Evening papers are back - online


For those who love newspapers - to read them, write them and rail at them - these are somber times.

Metropolitan dailies face rising costs, falling share prices and declining circulation - 2.6 percent in the last six months alone. American papers have shed more than 1,900 jobs since the beginning of the year, industry publication Editor & Publisher reports. The mammoth Knight Ridder Corp., which owns the Philadelphia Inquirer and 31 other newspapers, is on the auction block, and there might be no bidders.

Newspapers are one of the glories of modern Western civilization. They have, on the whole, probably never been better written, edited and produced than they are today. But their future is in doubt.

So, is this the twilight of printed news? Should the scribes of instant history be hunting-and-pecking their industry's obituary?

The answer is probably no. "I've never been a believer that print will die," said technology writer and blogger Edward Cone of North Carolina. "I think print has a lot of advantages. It's a useful form. It's profitable, it's disposable, and you can roll it up and hit the dog with it."

But the nation's daily newspapers are certainly changing fast, and to understand their future it may be useful to glance at their past.

H.L. Mencken - reporter, writer and iconoclast - was perhaps the most influential journalist of his age, as big a star in the 1920s and early 1930s as The Washington Post's Bob Woodward, NBC's Tim Russert and Fox News' Bill O'Reilly rolled into one.

Mencken's name, of course, will be forever linked with three things: his newspaper, The Sun; his magazine, the American Mercury; and his mammoth scholarly work, The American Language. But he began his career and made his reputation as the sage, seer and iconoclast of the Jazz Age by writing columns in a genre that has almost become extinct: the evening newspaper.

After working at The Sun, Mencken wrote "The Free Lance," and later a Monday column, for The Evening Sun for the better part of three decades.

The publication, launched by the publishers of The Sun in 1910, was often confused with its sister morning paper. But for much of its history The Evening Sun was a completely separate newspaper, with its own staff of editors and reporters and a distinct identity.

Evening newspapers were more than just separate publications. They practiced their own style of journalism, one that suited Mencken's love of raising hell.

Morning readers tended to prefer their news straight-faced and serious. Afternoon readers were different. They wanted to be entertained rather than educated, preferring news of crime, sports and local politics, spiced with strong opinions.

The afternoon papers ran many editions, updating stories throughout the day, getting the stock market closings and the racetrack results in the final edition.

Journalism in the afternoon flourished until after World War II, when it was weakened by changes in demographics, technology and the American economy.

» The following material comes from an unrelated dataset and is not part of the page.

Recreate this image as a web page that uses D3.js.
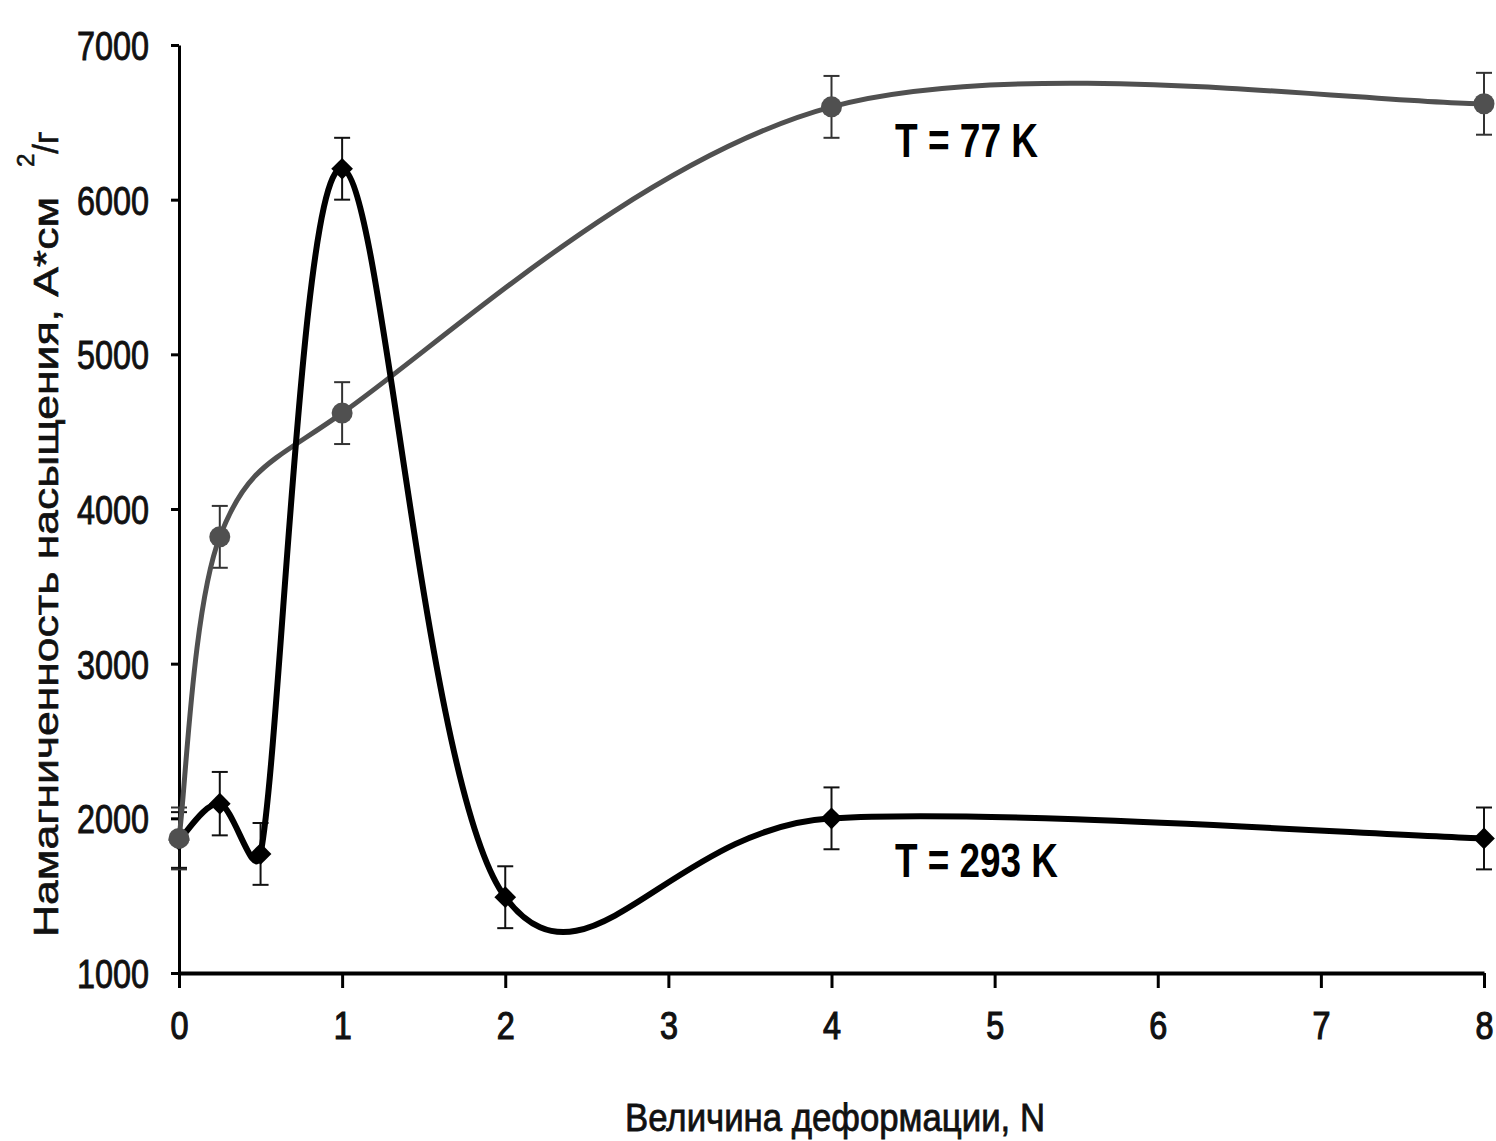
<!DOCTYPE html>
<html>
<head>
<meta charset="utf-8">
<script src="https://cdn.jsdelivr.net/npm/d3@7"></script>
<style>
  body { margin: 0; background: #fff; }
  svg { display: block; }
  text { font-family: "Liberation Sans", Arial, sans-serif; }
</style>
</head>
<body>
<div id="chart"></div>
<script>
// data
var deformN = [0, 0.25, 0.5, 1, 2, 4, 8];
var magn293 = [1860, 2095, 1770, 6200, 1490, 2000, 1870];
var err293 = [180, 205, 200, 200, 200, 200, 200];

var deformN77 = [0, 0.25, 1, 4, 8];
var magn77 = [1870, 3820, 4620, 6600, 6620];
var err77 = [200, 200, 200, 200, 200];

var xTicks = [0, 1, 2, 3, 4, 5, 6, 7, 8];
var yTicks = [1000, 2000, 3000, 4000, 5000, 6000, 7000];

var W = 1496, H = 1141;
var svg = d3.select("#chart").append("svg")
    .attr("width", W).attr("height", H);
svg.append("rect").attr("width", W).attr("height", H).attr("fill", "#fff");

var x = d3.scaleLinear().domain([0, 8]).range([179, 1484]);
var y = d3.scaleLinear().domain([1000, 7000]).range([973, 45]);

// axes
var yAxis = svg.append("g")
    .attr("transform", "translate(" + x(0) + ",0)")
    .call(d3.axisLeft(y).tickValues(yTicks).tickFormat(d3.format("d"))
      .tickSize(8).tickSizeOuter(0).tickPadding(22));
yAxis.attr("font-family", null);
yAxis.select(".domain").attr("stroke", "#000").attr("stroke-width", 3);
yAxis.selectAll(".tick line").attr("stroke", "#000").attr("stroke-width", 3);
yAxis.selectAll(".tick text")
    .attr("font-size", 40)
    .attr("fill", "#111")
    .attr("stroke", "#111").attr("stroke-width", 0.9)
    .attr("dy", "0.36em")
    .attr("textLength", 72)
    .attr("lengthAdjust", "spacingAndGlyphs");

var xAxis = svg.append("g")
    .attr("transform", "translate(0," + y(1000) + ")")
    .call(d3.axisBottom(x).tickValues(xTicks).tickSize(15).tickSizeOuter(0).tickPadding(24));
xAxis.attr("font-family", null);
xAxis.select(".domain").attr("stroke", "#000").attr("stroke-width", 4);
xAxis.selectAll(".tick line").attr("stroke", "#000").attr("stroke-width", 3);
xAxis.selectAll(".tick text")
    .attr("font-size", 38)
    .attr("fill", "#111")
    .attr("stroke", "#111").attr("stroke-width", 1.2)
    .attr("textLength", 18)
    .attr("lengthAdjust", "spacingAndGlyphs");
yAxis.raise();

// axis titles
svg.append("text")
    .attr("x", 835).attr("y", 1131)
    .attr("text-anchor", "middle")
    .attr("font-size", 39)
    .attr("fill", "#111")
    .attr("stroke", "#111").attr("stroke-width", 0.8)
    .attr("textLength", 420)
    .attr("lengthAdjust", "spacingAndGlyphs")
    .text("Величина деформации, N");

var yt = svg.append("text")
    .attr("transform", "translate(58,937) rotate(-90)")
    .attr("font-size", 35)
    .attr("fill", "#111")
    .attr("stroke", "#111").attr("stroke-width", 0.6);
yt.append("tspan")
    .attr("textLength", 740)
    .attr("lengthAdjust", "spacingAndGlyphs")
    .text("Намагниченность насыщения, А*см");
yt.append("tspan").attr("dx", 30).attr("dy", -24).attr("font-size", 24).text("2");
yt.append("tspan").attr("dy", 24).text("/г");

// Excel-like smoothed line: bezier with 1/6 tangents, arms capped at half a segment
function dist(a, b) { return Math.hypot(b[0] - a[0], b[1] - a[1]); }
function smoothPath(data) {
  var pts = data.map(function(d) { return [x(d[0]), y(d[1])]; });
  var n = pts.length, p = d3.path();
  p.moveTo(pts[0][0], pts[0][1]);
  for (var i = 0; i < n - 1; i++) {
    var p0 = pts[Math.max(i - 1, 0)], p1 = pts[i], p2 = pts[i + 1], p3 = pts[Math.min(i + 2, n - 1)];
    var d12 = dist(p1, p2), d02 = dist(p0, p2), d13 = dist(p1, p3);
    var f = 1 / 6, g = 1 / 6;
    if (d02 / 6 > d12 / 2) f = d12 / (2 * d02);
    if (d13 / 6 > d12 / 2) g = d12 / (2 * d13);
    p.bezierCurveTo(
      p1[0] + f * (p2[0] - p0[0]), p1[1] + f * (p2[1] - p0[1]),
      p2[0] - g * (p3[0] - p1[0]), p2[1] - g * (p3[1] - p1[1]),
      p2[0], p2[1]);
  }
  return p.toString();
}

function zip(a, b, c) {
  return a.map(function(v, i) { return [v, b[i], c[i]]; });
}
var s293 = zip(deformN, magn293, err293);
var s77 = zip(deformN77, magn77, err77);

function errorBars(data, color) {
  var g = svg.append("g").attr("stroke", color).attr("stroke-width", 2);
  g.selectAll("line.v").data(data).join("line").attr("class", "v")
    .attr("x1", function(d) { return x(d[0]); }).attr("x2", function(d) { return x(d[0]); })
    .attr("y1", function(d) { return y(d[1] + d[2]); }).attr("y2", function(d) { return y(d[1] - d[2]); });
  g.selectAll("line.t").data(data).join("line").attr("class", "t")
    .attr("x1", function(d) { return x(d[0]) - 8; }).attr("x2", function(d) { return x(d[0]) + 8; })
    .attr("y1", function(d) { return y(d[1] + d[2]); }).attr("y2", function(d) { return y(d[1] + d[2]); });
  g.selectAll("line.b").data(data).join("line").attr("class", "b")
    .attr("x1", function(d) { return x(d[0]) - 8; }).attr("x2", function(d) { return x(d[0]) + 8; })
    .attr("y1", function(d) { return y(d[1] - d[2]); }).attr("y2", function(d) { return y(d[1] - d[2]); });
}

errorBars(s77, "#333");
errorBars(s293, "#111");

svg.append("path").datum(s77)
    .attr("d", smoothPath).attr("fill", "none")
    .attr("stroke", "#505050").attr("stroke-width", 5);
svg.append("path").datum(s293)
    .attr("d", smoothPath).attr("fill", "none")
    .attr("stroke", "#000").attr("stroke-width", 6);

// markers
svg.append("g").selectAll("path").data(s293).join("path")
    .attr("transform", function(d) { return "translate(" + x(d[0]) + "," + y(d[1]) + ")"; })
    .attr("d", d3.symbol().type(d3.symbolDiamond2).size(300))
    .attr("fill", "#000");
svg.append("g").selectAll("circle").data(s77).join("circle")
    .attr("cx", function(d) { return x(d[0]); })
    .attr("cy", function(d) { return y(d[1]); })
    .attr("r", 10.5)
    .attr("fill", "#505050");

// series labels
svg.append("text")
    .attr("x", 895).attr("y", 157)
    .attr("font-size", 48).attr("font-weight", "bold").attr("fill", "#000")
    .attr("textLength", 143).attr("lengthAdjust", "spacingAndGlyphs")
    .text("T = 77 K");
svg.append("text")
    .attr("x", 895).attr("y", 877)
    .attr("font-size", 48).attr("font-weight", "bold").attr("fill", "#000")
    .attr("textLength", 163).attr("lengthAdjust", "spacingAndGlyphs")
    .text("T = 293 K");
</script>
</body>
</html>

Evening papers bore the brunt of competition with the upstart technologies, radio and television. No longer were they the place to go for the latest news.

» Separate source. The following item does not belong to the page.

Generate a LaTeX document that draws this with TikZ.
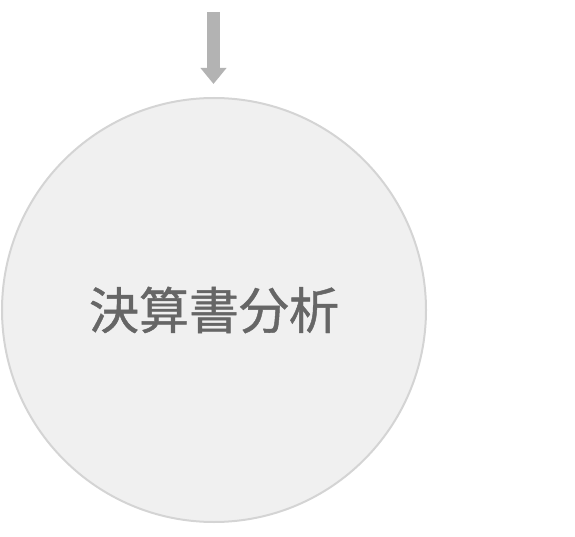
\documentclass[tikz,border=0pt]{standalone}
\usepackage{fontspec}
\newfontfamily\cjk[FakeBold=0.9]{Noto Sans CJK JP}
\usetikzlibrary{arrows.meta}
\definecolor{ringfill}{HTML}{F0F0F0}
\definecolor{ringline}{HTML}{D4D4D4}
\definecolor{txtgray}{HTML}{666666}
\definecolor{arrgray}{HTML}{B3B3B3}
\begin{document}
\begin{tikzpicture}[x=1pt,y=-1pt,
  topic/.style={circle,fill=ringfill,draw=ringline,line width=2pt,minimum size=424pt,inner sep=0pt,
    text=txtgray,font=\cjk\fontsize{50}{50}\selectfont},
  feed/.style={arrgray,line width=13pt,-{Triangle[width=25pt,length=16pt]}}]
\useasboundingbox (0,0) rectangle (575,537);

\node[topic] (kessan) at (214,310) {決算書分析};
\coordinate (src) at (213.5,12);
\coordinate (dst) at ([yshift=13pt]kessan.north);
\draw[feed] (src) -- (dst -| src);

\end{tikzpicture}
\end{document}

There were delivery problems too. As Americans moved to the suburbs, trucks trying to deliver afternoon papers got snarled in rush-hour traffic.

By the 1990s, there were few cities with more than one major daily newspaper. It was the morning papers that survived. (The Evening Sun closed in 1995, not long after merging its staff with that of The Sun.) The near-extinction of evening newspapers was the single biggest reason behind the long-term decline in circulation, according to a 2004 report by the Project for Excellence in Journalism.

But just as most evening papers had vanished, new technologies revolutionized news delivery again. The Internet appeared. Computers flooded into homes and offices. By the beginning of this year, most homes were wired for high-speed Internet service.

Today the technology is in place to deliver up-to-the-minute news stories to millions of readers all day for next to nothing. Written news is certainly in demand. Americans are so hungry for it, they have started to produce it themselves in the form of Web logs, or blogs. The Internet giants Google and Yahoo have created Web sites that gather and repackage news from newspapers and wire services around the world.

Newspapers have slowly, fitfully, but inevitably changed in the face of the new competitive pressures. "People don't get their news from the newspaper anymore," said Cone, exaggerating slightly.

With the task of delivering information in so many different hands, today newspaper readers get far more analysis, features and commentary than before. Increasingly, the paper provides context and spots trends.